1.1

This Prudential Regulation Authority (PRA) supervisory statement is relevant to firms with an internal model approval under Solvency II. [1] It may also be of interest to UK Solvency II firms seeking approval to use an internal model in the future and also to UK Solvency II firms that are part of European Economic Area (EEA) or non-EEA groups with a group internal model. For the remainder of this supervisory statement reference to internal models should be taken to mean both full and partial internal models.

Footnotes

  • 1. As per Regulation 48 of the Solvency 2 regulations (2015/575).

1.2

This supervisory statement sets out the PRA’s expectations in respect of firms applying for approval for a major change to their approved internal models (either an individual major change or major change triggered by an accumulation of minor changes) or an extension of scope to an approved internal model (eg to cover new business units or risks). This supervisory statement also sets out the PRA’s expectations in respect of firms applying to alter their approved internal model change policy. Where the firm is part of an EEA or non-EEA group the college of supervisors may need to co-ordinate and agree the overall process for approving a major change application, which may differ to that set out in the supervisory statement.

1.3

In the remainder of this supervisory statement the use of the phrase ‘model change application’ should be taken to mean any of these applications set out in paragraph 1.2, unless otherwise specified.

1.4

In particular, the supervisory statement covers the:

  • interaction with the PRA before and during a model change application;
  • quality of a model change application; and
  • information to be provided with a model change application.

1.5

The PRA’s approach to reviewing model change applications will have similarities to the internal model approval process (IMAP).
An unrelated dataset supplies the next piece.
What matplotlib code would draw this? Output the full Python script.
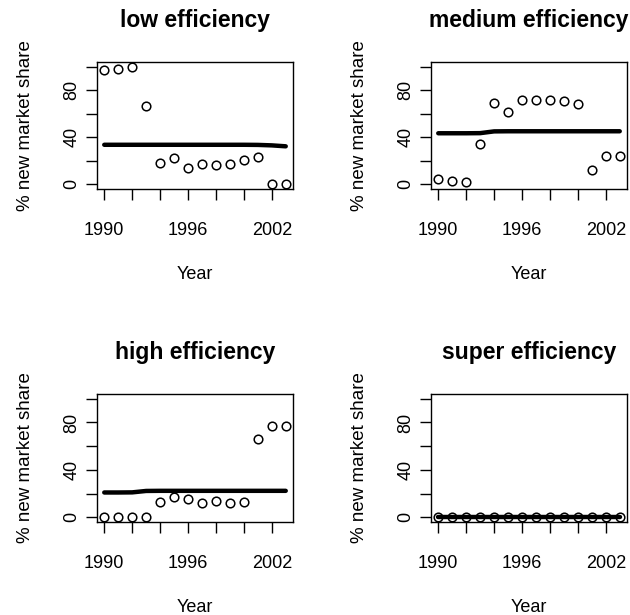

It will form part of the PRA’s overall approach in ensuring a firm’s internal model continues to meet the Solvency II requirements and the Solvency Capital Requirement (SCR) remains appropriate for its risk profile.

1.6

The PRA will adopt the same supervisory approval process for: model change applications in respect of individual major changes; major changes triggered by an accumulation of minor changes; and extensions of the scope of the internal model (eg to cover new business units or risks). Applications to alter the internal model change policy will be subject to a standalone review process; however, a firm may wish to align an application to alter its internal model change policy with a model change application.